We Need To Put Gordon Ramsay On The First Boat Back To England For Spitting Out A Thin Mint

Hey Gordon Ramsay…..

You do not come into my country with your British ass accent and shit on Girl Scout cookies. Not yesterday, not today, and not tomorrow. We did not win the Revolutionary War just to allow those limey bastards back into our country to shit on everything we’ve built since escaping the tyranny of King George III. What’s he going to do next, say Breaking Bad “isn’t that great”? Claim Taco Bell is “just ok”? I don’t know where he gets off thinking he can tap dance all over the stars and stripes and get away with it. Comparing Girl Scout Cookies to dog biscuits. Hey Gordon, your mom is a dog biscuit, how you like them apples?
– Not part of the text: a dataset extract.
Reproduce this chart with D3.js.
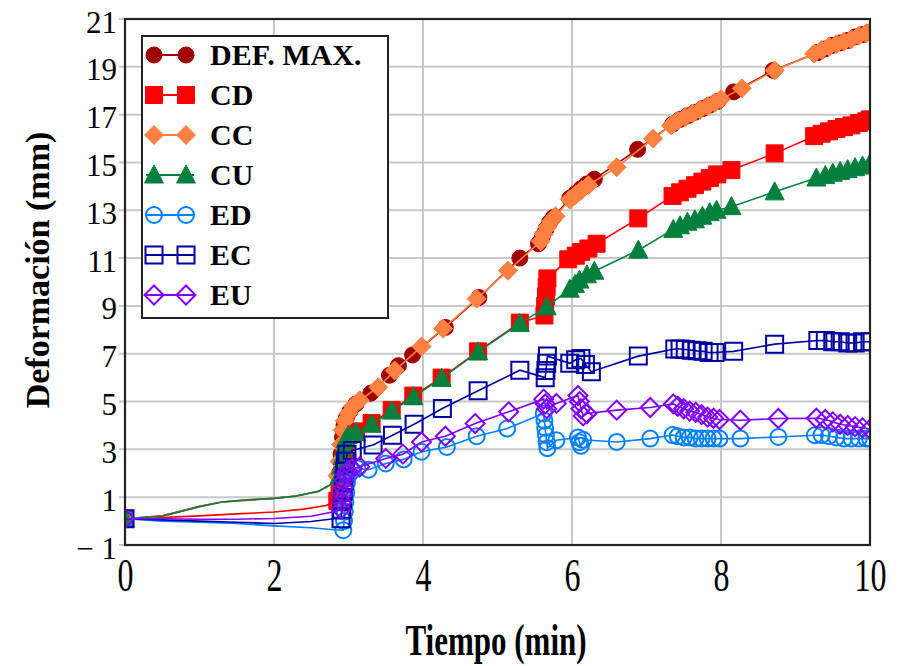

And by the way, if you’ve ever been to England, all they do is copy America over there anyway. They have Chipotles, KFCs are on every corner, Dominos is the biggest pizza chain, etc etc etc. They are obsessed with America over there. Not that it’s a bad thing, of course every country wants to be America, even the ones we put in our back pockets 200 years ago. But there’s always going to be guys like Gordon Ramsay up on their British ass high horse, trying to make it seem like he’s too good for America. Hey jerk, you’re sitting on the Jimmy Kimmel show in Hollywood. You need American much more than America needs you.

Oh, and you’re not even half as good of a chef as Rocco.